GIVEN INSTRUCTION: Repeat the material exactly from its first line to the line that includes "var monthCount = 238;". Skip pictures.

— Begin SUPPLIED MATERIAL —

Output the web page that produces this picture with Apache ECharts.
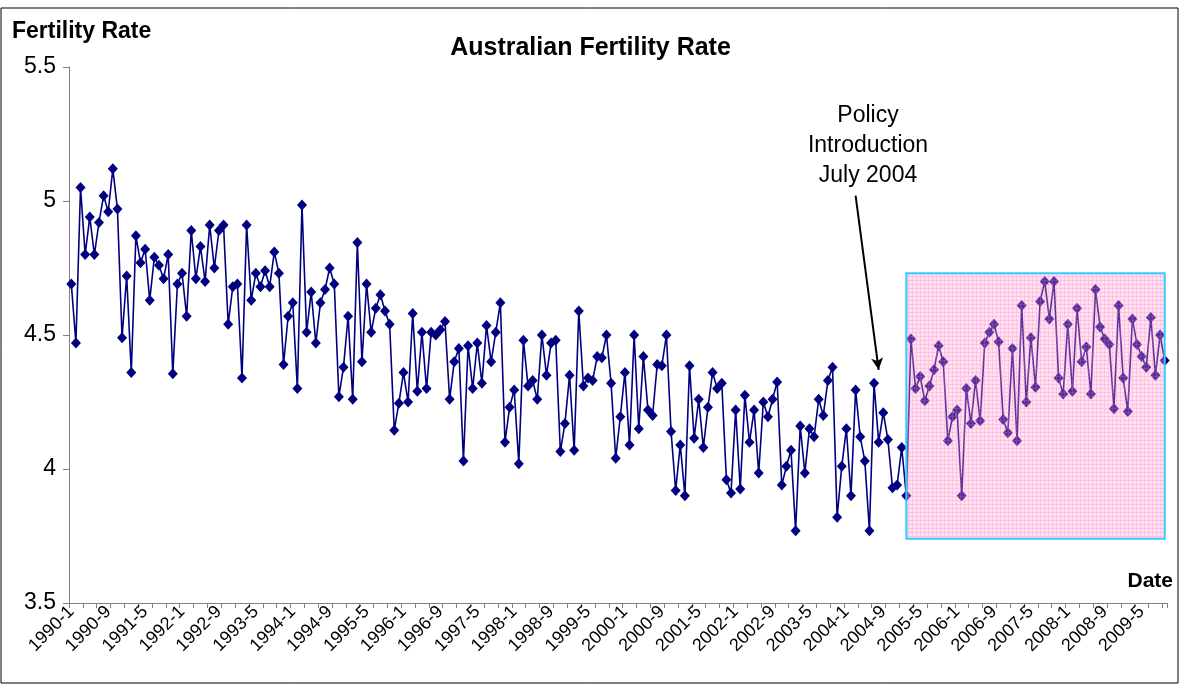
<!DOCTYPE html>
<html style="height: 100%">

<head>
    <meta charset="UTF-8" />
    <script type="text/javascript" src="https://cdn.jsdelivr.net/npm/echarts@6/dist/echarts.min.js"></script>
</head>

<body style="height: 100%; margin: 0; background: #fff">
    <div id="container" style="width: 1181px; height: 684px"></div>
    <script>
        // monthly dates, 1990-1 .. 2009-10
        var startYear = 1990;
        var monthCount = 238;

        var fertility = [
            4.69, 4.47, 5.05, 4.80, 4.94, 4.80, 4.92, 5.02, 4.96, 5.12, 4.97, 4.49, 4.72, 4.36, 4.87, 4.77, 4.82, 4.63, 4.79,
            4.76, 4.71, 4.80, 4.355, 4.69, 4.73, 4.57, 4.89, 4.71, 4.83, 4.70, 4.91, 4.75, 4.89, 4.91, 4.54, 4.68, 4.69, 4.34, 4.91, 4.63,
            4.73, 4.68, 4.74, 4.68, 4.81, 4.73, 4.39, 4.57, 4.62, 4.30, 4.985, 4.51, 4.66, 4.47, 4.62, 4.67, 4.75, 4.69, 4.27, 4.38, 4.57,
            4.26, 4.845, 4.40, 4.69, 4.51, 4.60, 4.65, 4.59, 4.54, 4.145, 4.245, 4.36, 4.25, 4.58, 4.29, 4.51, 4.30, 4.51, 4.50, 4.52, 4.55,
            4.26, 4.40, 4.45, 4.03, 4.46, 4.30, 4.47, 4.32, 4.535, 4.40, 4.51, 4.62, 4.10, 4.23, 4.295, 4.02, 4.48, 4.31, 4.33, 4.26,
            4.50, 4.35, 4.47, 4.48, 4.065, 4.17, 4.35, 4.07, 4.59, 4.31, 4.34, 4.33, 4.42, 4.415, 4.50, 4.32, 4.04, 4.195, 4.36, 4.09, 4.50,
            4.15, 4.42, 4.22, 4.20, 4.39, 4.385, 4.50, 4.14, 3.92, 4.09, 3.90, 4.385, 4.115, 4.26, 4.08, 4.23, 4.36, 4.30, 4.32, 3.96,
            3.91, 4.22, 3.925, 4.275, 4.10, 4.22, 3.985, 4.25, 4.195, 4.26, 4.325, 3.94, 4.01, 4.07, 3.77, 4.16, 3.985, 4.15, 4.12, 4.26, 4.20,
            4.33, 4.38, 3.82, 4.01, 4.15, 3.90, 4.295, 4.12, 4.03, 3.77, 4.32, 4.10, 4.21, 4.11, 3.93, 3.94, 4.08, 3.90,
            4.485, 4.30, 4.345, 4.255, 4.31, 4.37, 4.46, 4.40, 4.105, 4.195, 4.22, 3.90, 4.30, 4.17, 4.33, 4.18, 4.47, 4.51, 4.54, 4.475,
            4.185, 4.135, 4.45, 4.105, 4.61, 4.25, 4.49, 4.305, 4.625, 4.70, 4.56, 4.70, 4.34, 4.28, 4.54, 4.29, 4.60, 4.40, 4.455, 4.28, 4.67,
            4.53, 4.485, 4.465, 4.225, 4.61, 4.34, 4.215, 4.56, 4.465, 4.42, 4.38, 4.565, 4.35, 4.50, 4.405
        ];

        // policy arrow and highlighted period
        var arrowFrom = ['2004-3', 5.02];
        var arrowTo = ['2004-8', 4.37];
        var boxFrom = ['2005-2', 4.73];
        var boxTo = ['2009-10', 3.74];

        var dates = [];
        for (var i = 0; i < monthCount; i++) {
            dates.push((startYear + Math.floor(i / 12)) + '-' + (i % 12 + 1));
        }

        // pink hatched fill for the box (drawn over the line, so markers get tinted)
        var pat = document.createElement('canvas');
        pat.width = 4;
        pat.height = 4;
        var pctx = pat.getContext('2d');
        pctx.fillStyle = 'rgba(255,160,210,0.32)';
        pctx.fillRect(0, 0, 4, 4);
        pctx.fillStyle = 'rgba(255,110,185,0.22)';
        pctx.fillRect(0, 0, 4, 1);
        pctx.fillRect(0, 0, 1, 4);

        var font = '"Liberation Sans", Arial, sans-serif';
        var dom = document.getElementById("container");
        var chart = echarts.init(dom);

        chart.setOption({
            animation: false,
            textStyle: { fontFamily: font },
            grid: { left: 69, right: 14, top: 67, bottom: 81 },
            xAxis: {
                type: 'category',
                data: dates,
                boundaryGap: true,
                axisLine: { lineStyle: { color: '#808080', width: 1 } },
                axisTick: { show: true, interval: 2, length: 5, lineStyle: { color: '#808080' } },
                axisLabel: {
                    interval: 7,
                    rotate: 45,
                    margin: 6,
                    fontSize: 18,
                    color: '#000',
                    fontFamily: font
                },
                splitLine: { show: false }
            },
            yAxis: {
                type: 'value',
                min: 3.5,
                max: 5.5,
                interval: 0.5,
                axisLine: { show: true, lineStyle: { color: '#808080', width: 1 } },
                axisTick: { show: true, length: 6, lineStyle: { color: '#808080' } },
                axisLabel: { fontSize: 23, color: '#000', margin: 13, fontFamily: font },
                splitLine: { show: false }
            },
            graphic: [
                {
                    type: 'rect',
                    shape: { x: 1, y: 8, width: 1177, height: 675 },
                    style: { fill: 'none', stroke: '#000', lineWidth: 1 },
                    silent: true
                },
                {
                    type: 'text', left: 12, top: 20,
                    style: { text: 'Fertility Rate', font: 'bold 23px ' + font, fill: '#000' }
                },
                {
                    type: 'text', left: 'center', top: 36,
                    style: { text: 'Australian Fertility Rate', font: 'bold 25px ' + font, fill: '#000' }
                },
                {
                    type: 'text', right: 8, top: 571,
                    style: { text: 'Date', font: 'bold 21px ' + font, fill: '#000' }
                },
                {
                    type: 'text', x: 868, y: 101,
                    style: {
                        text: 'Policy\nIntroduction\nJuly 2004',
                        font: '23px ' + font,
                        fill: '#000',
                        align: 'center',
                        lineHeight: 30
                    }
                }
            ],
            series: [
                {
                    type: 'line',
                    data: fertility,
                    z: 3,
                    symbol: 'diamond',
                    symbolSize: [10, 11],
                    showAllSymbol: true,
                    lineStyle: { color: '#000080', width: 1.6 },
                    itemStyle: { color: '#000080', borderWidth: 0 },
                    markLine: {
                        silent: true,
                        symbol: ['none', 'arrow'],
                        symbolSize: [9, 12],
                        label: { show: false },
                        lineStyle: { color: '#000', width: 2, type: 'solid' },
                        data: [[{ coord: arrowFrom }, { coord: arrowTo }]]
                    }
                },
                {
                    type: 'line',
                    data: [],
                    zlevel: 1,
                    z: 10,
                    markArea: {
                        silent: true,
                        zlevel: 1,
                        z: 10,
                        itemStyle: {
                            color: { image: pat, repeat: 'repeat' },
                            borderColor: '#33ccff',
                            borderWidth: 2
                        },
                        data: [[{ coord: boxFrom }, { coord: boxTo }]]
                    }
                }
            ]
        });
    </script>
</body>

</html>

— End SUPPLIED MATERIAL —

FULL ANSWER:
Output the web page that produces this picture with Apache ECharts.
<!DOCTYPE html>
<html style="height: 100%">

<head>
    <meta charset="UTF-8" />
    <script type="text/javascript" src="https://cdn.jsdelivr.net/npm/echarts@6/dist/echarts.min.js"></script>
</head>

<body style="height: 100%; margin: 0; background: #fff">
    <div id="container" style="width: 1181px; height: 684px"></div>
    <script>
        // monthly dates, 1990-1 .. 2009-10
        var startYear = 1990;
        var monthCount = 238;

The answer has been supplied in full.